えっ!そんなに遠くまできたんだ・・・確かに途中寝てしまったが二時間は乗っていた。仕方なく支払いを済ませホテルの部屋で横になった。

ん?テレビの音?目覚めるとなぜか知人が部屋に・・・『起きたか?お前は今日から沖縄人だ!』どうやら歓迎されたらしい

そしてまだ昼だと言うのに飲みに出かけた・・・

『今朝タクシー乗ったら3万だった』

『やられたなー港公園はホテルの隣さー観光客相手にやってるタクシーにやられたのさーナンクルナイサ』

知人曰くそうやって経済が回って自分たちが酒を飲めるんだと・・・

こんな観光をしないで毎日飲み歩いて散々したオレはすぐに所持金がなくなった。

ホテルの従業員にそろそろ一度精算お願いできますか?終わった・・・

帰りの飛行機チケットも買えなくなっていた・・・

ホテルから荷物を取り出たオレは行くあてもなく公設市場のあたりをブラブラしていた。

腹が減った・・・何かお金を作らないと帰れないし食べてもいけない・・・ゴーヤのキャラクターのゴーヤマンを路上で売っているお兄さんに仕事が欲しいと声をかけた。すると簡単にゴーヤマンの販売をやらせてくれた。これが意外と観光客に売れる。

一位日中売ってお兄さんに給料の話をすると『そんな約束はしていない。』オレも稼げていないのに厚かましいと言われた・・・話にならない・・・タダ働きをしただけで余計に腹を空かせてしまった。

そうだ!公設市場なら試食がある!

荷物を持って公設市場に入った。すると豚の顔や海ぶどういろいろ沖縄食材の宝庫だった。

いざ目の前に試食が並んでいてお好きにどうぞってなっていてもお金がないと買ったあげられない前提だと手をつけられない。

どうしようか悩んでいるとトントンと肩をおじさんが叩いて『さぁミミガーだよ』試食を促してくれた。

『すみません・・・食べたいけど買えないので・・・』

『ちょっと待ってろ!』そお言い残しおじさんはその場を去った。

しばらくしておじさんが茶碗を持って戻ってきた。

『さぁ好きなモノ食え!』そう言って隣のおばさんの店のミミガーや唐揚げなどいろいろ茶碗のご飯の上に乗せてくれた。
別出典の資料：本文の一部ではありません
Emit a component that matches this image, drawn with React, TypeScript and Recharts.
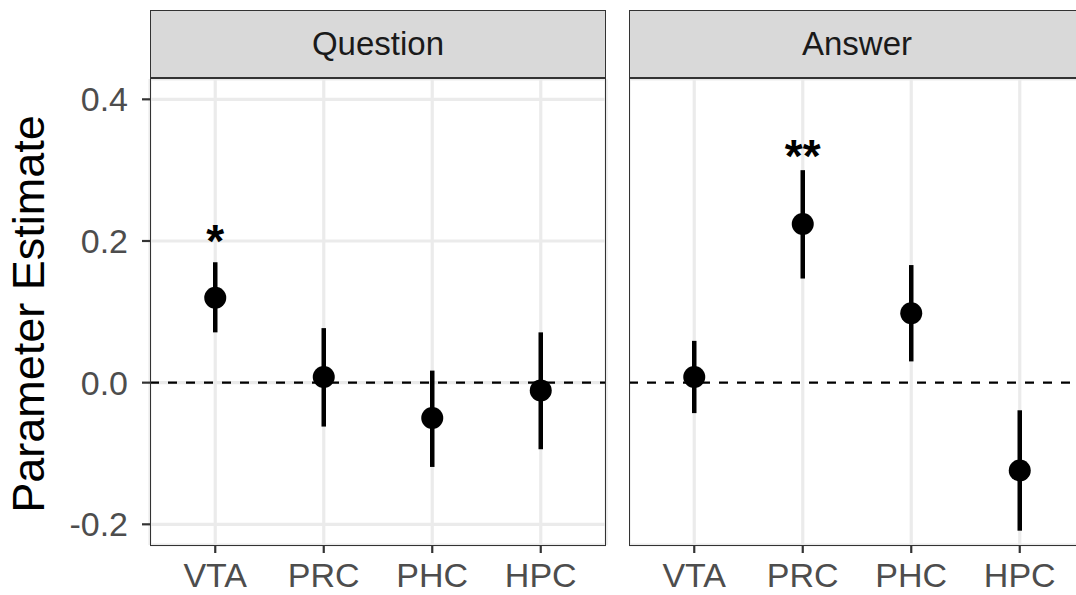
import React from "react";
import { Bar, CartesianGrid, ComposedChart, ReferenceLine, Scatter, XAxis, YAxis } from "recharts";

const regions = ["VTA", "PRC", "PHC", "HPC"];

const questionEst = [0.12, 0.008, -0.05, -0.011];
const questionLow = [0.071, -0.062, -0.119, -0.094];
const questionHigh = [0.17, 0.077, 0.017, 0.071];
const questionStars = ["*", "", "", ""];
const questionStarY = [0.211, null, null, null];

const answerEst = [0.008, 0.224, 0.098, -0.124];
const answerLow = [-0.043, 0.147, 0.03, -0.209];
const answerHigh = [0.059, 0.3, 0.166, -0.039];
const answerStars = ["", "**", "", ""];
const answerStarY = [null, 0.331, null, null];

const majorBreaks = [-0.2, 0, 0.2, 0.4];
const minorBreaks = [-0.1, 0.1, 0.3];
const yDomain = [-0.2292, 0.4287];

const FONT = '"Liberation Sans", Arial, sans-serif';
const GRID = "#EBEBEB";

function buildRows(est: number[], low: number[], high: number[], stars: string[], starY: (number | null)[]) {
  return regions.map((region, i) => ({
    region,
    est: est[i],
    range: [low[i], high[i]],
    star: stars[i],
    starY: starY[i],
  }));
}

const Dot = (p: any) => <circle cx={p.cx} cy={p.cy} r={11} fill="#000" />;

const Star = (p: any) =>
  p.payload && p.payload.star ? (
    <text x={p.cx} y={p.cy} dy="0.52em" textAnchor="middle" fontFamily={FONT} fontWeight="bold" fontSize={46} fill="#000">
      {p.payload.star}
    </text>
  ) : null;

function Panel({ title, rows, showY, left, width }: { title: string; rows: any[]; showY: boolean; left: number; width: number }) {
  const yw = showY ? 150 : 0;
  const plotLeft = left + yw;
  return (
    <>
      <div style={{ position: "absolute", left, top: 0 }}>
        <ComposedChart width={width} height={595} data={rows} margin={{ top: 79, right: showY ? 4 : 0, bottom: 0, left: 0 }}>
          <CartesianGrid yAxisId="minor" vertical={false} stroke={GRID} strokeWidth={1.8} />
          <CartesianGrid stroke={GRID} strokeWidth={3.2} />
          <XAxis
            dataKey="region"
            padding={{ left: 11, right: 11 }}
            axisLine={false}
            tickSize={8}
            tickMargin={10}
            tickLine={{ stroke: "#333333", strokeWidth: 2.2 }}
            tick={{ fill: "#4D4D4D", fontSize: 34, fontFamily: FONT }}
            height={50}
            interval={0}
          />
          <YAxis
            type="number"
            domain={yDomain}
            allowDataOverflow
            ticks={majorBreaks}
            width={yw}
            axisLine={false}
            tickSize={showY ? 8 : 0}
            tickMargin={showY ? 14 : 0}
            tickLine={showY ? { stroke: "#333333", strokeWidth: 2.2 } : false}
            tick={showY ? { fill: "#4D4D4D", fontSize: 34, fontFamily: FONT } : false}
            tickFormatter={(v: number) => v.toFixed(1)}
            label={
              showY
                ? {
                    content: () => (
                      <text x={44} y={314} transform="rotate(-90 44 314)" textAnchor="middle" fontFamily={FONT} fontSize={45} fill="#000">
                        Parameter Estimate
                      </text>
                    ),
                  }
                : undefined
            }
          />
          <YAxis
            yAxisId="minor"
            orientation="right"
            type="number"
            domain={yDomain}
            allowDataOverflow
            ticks={minorBreaks}
            width={0}
            axisLine={false}
            tickLine={false}
            tick={false}
          />
          <ReferenceLine y={0} stroke="#000" strokeWidth={2.2} strokeDasharray="9 9" zIndex={-50} />
          <Bar dataKey="range" barSize={4.5} fill="#000" isAnimationActive={false} />
          <Scatter dataKey="est" shape={Dot} isAnimationActive={false} />
          <Scatter dataKey="starY" shape={Star} isAnimationActive={false} />
        </ComposedChart>
      </div>
      <div
        style={{
          position: "absolute",
          left: plotLeft,
          top: 10,
          width: 456,
          height: 68,
          boxSizing: "border-box",
          background: "#D9D9D9",
          border: "1.6px solid #333333",
          display: "flex",
          alignItems: "center",
          justifyContent: "center",
          fontFamily: FONT,
          fontSize: 33,
          color: "#1A1A1A",
        }}
      >
        {title}
      </div>
      <div
        style={{
          position: "absolute",
          left: plotLeft,
          top: 78,
          width: 456,
          height: 468,
          boxSizing: "border-box",
          border: "1.6px solid #333333",
          pointerEvents: "none",
        }}
      />
    </>
  );
}

export default function App() {
  const qRows = buildRows(questionEst, questionLow, questionHigh, questionStars, questionStarY);
  const aRows = buildRows(answerEst, answerLow, answerHigh, answerStars, answerStarY);
  return (
    <div style={{ position: "absolute", left: 0, top: 0, width: 1076, height: 595, overflow: "hidden", background: "#fff" }}>
      <Panel title="Question" rows={qRows} showY left={0} width={610} />
      <Panel title="Answer" rows={aRows} showY={false} left={629} width={456} />
    </div>
  );
}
涙が出そうになった。いや出ていたと思う。味をはっきり思い出せないが美味しく感じた。

腹を満たされお礼を言い公設市場を後にしたがこのままでは一生恩返しはできない。何か今すぐできる事・・・ポケットの中を探った。

全財産の110円・・・自販機の前に立っていた・・・

『おじさん!おばさん!ごめん・・・1本しか買えなかった・・・これ二人で分けて』

自販機でドクターペッパー1本を買い今出来る最大限のお礼をした。

『兄ちゃん!行くとこあるの?』おじさんが不憫そうに聞いてくれた。